Section VI: Conclusion
In this report, we explored the case of Sri Lanka’s violent conclusion to its decades-long civil war
against the Tamil Tigers. The purpose of this Contemporary Battlefield Assessment is to critically examine
how a foreign military successfully brought about war termination in a modern counterinsurgency as well
as to analyze the many layers of this conflict—including both side’s force structures, the role and utility of
ceasefires, the splitting of insurgent groups, the postwar effort (or lack thereof) at reconciliation and
rebuilding, and the decision to employ indiscriminate violence against non-combatants. We identify a
number of lessons from this war—tactical, operational, and strategic—on how to bring about successful
conflict resolution, as well as identify a set of conditions under which overwhelming military force can be
applied to defeat modern and more sophisticated insurgencies.

Observed from a purely operational military standpoint, the takeaway from this Contemporary
Battlefield Assessment is that under a very narrow and perhaps un-replicable set of conditions, the use of
overwhelming force can successfully defeat an insurgency. The violent crescendo of Sri Lanka’s war in
2009 supports the argument that counterinsurgency is fundamentally a form of state-building, brutal,
violent, and requiring unflinching public support, and the outcome of even a military victory can lead to
what some scholars call an “ugly stability.”

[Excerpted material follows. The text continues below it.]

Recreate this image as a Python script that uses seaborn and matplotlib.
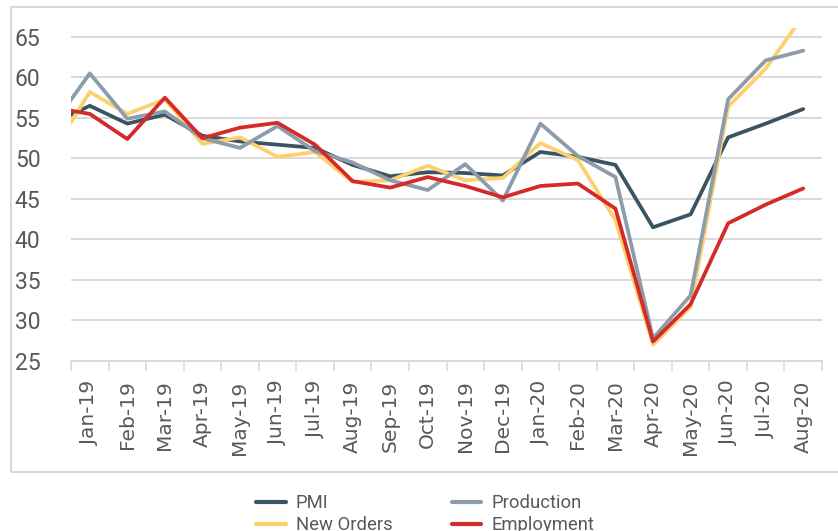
import matplotlib
matplotlib.use("Agg")
import matplotlib.pyplot as plt
import seaborn as sns
import pandas as pd
import numpy as np
from matplotlib.patches import Rectangle

months = ["Dec-18", "Jan-19", "Feb-19", "Mar-19", "Apr-19", "May-19", "Jun-19", "Jul-19",
          "Aug-19", "Sep-19", "Oct-19", "Nov-19", "Dec-19", "Jan-20", "Feb-20", "Mar-20",
          "Apr-20", "May-20", "Jun-20", "Jul-20", "Aug-20"]
pmi = [54.3, 56.5, 54.3, 55.4, 52.8, 52.1, 51.7, 51.3, 49.2, 47.8, 48.3, 48.2, 47.9,
       50.8, 50.2, 49.2, 41.5, 43.1, 52.6, 54.3, 56.1]
new_orders = [50.8, 58.2, 55.5, 57.3, 51.8, 52.6, 50.2, 50.8, 47.1, 47.3, 49.1, 47.3, 47.6,
              51.9, 49.8, 42.4, 27.0, 31.7, 56.4, 61.1, 67.6]
production = [54.0, 60.5, 54.9, 55.8, 52.5, 51.3, 54.0, 50.9, 49.5, 47.3, 46.1, 49.3, 44.8,
              54.3, 50.3, 47.7, 27.8, 33.1, 57.3, 62.1, 63.3]
employment = [56.3, 55.5, 52.4, 57.5, 52.5, 53.8, 54.4, 51.7, 47.2, 46.4, 47.7, 46.6, 45.2,
              46.6, 46.9, 43.8, 27.4, 32.0, 42.0, 44.3, 46.3]
series_names = ["PMI", "New Orders", "Production", "Employment"]
colors = ["#3b5463", "#fdd06b", "#8c9cab", "#d42a2a"]
yticks = [25, 30, 35, 40, 45, 50, 55, 60, 65]

df = pd.DataFrame({
    "month": months * 4,
    "value": pmi + new_orders + production + employment,
    "series": sum([[s] * len(months) for s in series_names], []),
})

sns.set_theme(style="white")
fig = plt.figure(figsize=(8.38, 5.31), dpi=100)
ax = fig.add_axes([71 / 838, 1 - 361 / 531, (822 - 71) / 838, (361 - 28) / 531])

sns.lineplot(data=df, x="month", y="value", hue="series", hue_order=series_names,
             palette=colors, linewidth=2.7, sort=False, errorbar=None, ax=ax)

ax.set_xlim(0.5, len(months) - 0.5)
ax.set_ylim(25, 66.1)
ax.set_yticks(yticks)
ax.set_yticklabels([str(v) for v in yticks], fontfamily="Roboto", fontsize=16.5, color="#595959")
ax.yaxis.grid(True, color="#d9d9d9", linewidth=1.4)
ax.set_axisbelow(True)
ax.tick_params(axis="y", length=0, pad=22)

ax.set_xticks(range(1, len(months)))
ax.set_xticklabels(months[1:], rotation=90, fontfamily="DejaVu Sans", fontsize=14.5, color="#595959")
ax.set_xticks(np.arange(0.5, len(months), 1.0), minor=True)
ax.tick_params(axis="x", which="major", length=0, pad=14)
ax.tick_params(axis="x", which="minor", length=7, width=1.2, color="#d9d9d9", bottom=True)
for s in ["top", "right", "left"]:
    ax.spines[s].set_visible(False)
ax.spines["bottom"].set_color("#d9d9d9")
ax.spines["bottom"].set_linewidth(1.4)
ax.set_xlabel("")
ax.set_ylabel("")

handles, labels = ax.get_legend_handles_labels()
if ax.legend_:
    ax.legend_.remove()
for h in handles:
    h.set_linewidth(3)
fig.legend(handles, labels, ncol=2, loc="upper left", bbox_to_anchor=(256 / 838, 1 - 494 / 531),
           frameon=False, borderpad=0, borderaxespad=0, handlelength=1.6, handletextpad=0.55,
           columnspacing=3.2, labelspacing=0.22,
           prop={"family": "Roboto", "size": 13.3}, labelcolor="#595959")

fig.patches.append(Rectangle((11 / 838, 1 - 472 / 531), 1.0, (472 - 7) / 531,
                             transform=fig.transFigure, fill=False, edgecolor="#d9d9d9",
                             linewidth=1.5, zorder=0))

fig.savefig("out.png", dpi=100)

179 The GoSL “put military might over hearts and minds,” as one
expert we spoke to put it. Further, this case appears to uphold the argument that a decisive military victory
rather than a negotiated settlement can achieve a more durable peace. However, as this report and the
evidence we collected document, the war in Sri Lanka is a complex case, and the facts regarding the
conduct of the war’s final phase will be debated by international human rights lawyers for decades. It
should be re-emphasized that greater attention is required to “win the peace,” including more resources
and political capital devoted to transitional justice, postwar reconciliation, and power-sharing, or else
states risk a relapse into war. Again, this report is in no way a validation of the type of counterinsurgency
employed by the GoSL. Rather, the aim of this report is to provide a set of guidelines, lessons learned, and
pitfalls to avoid as US COIN doctrine and strategy continue to evolve in the twenty-first century.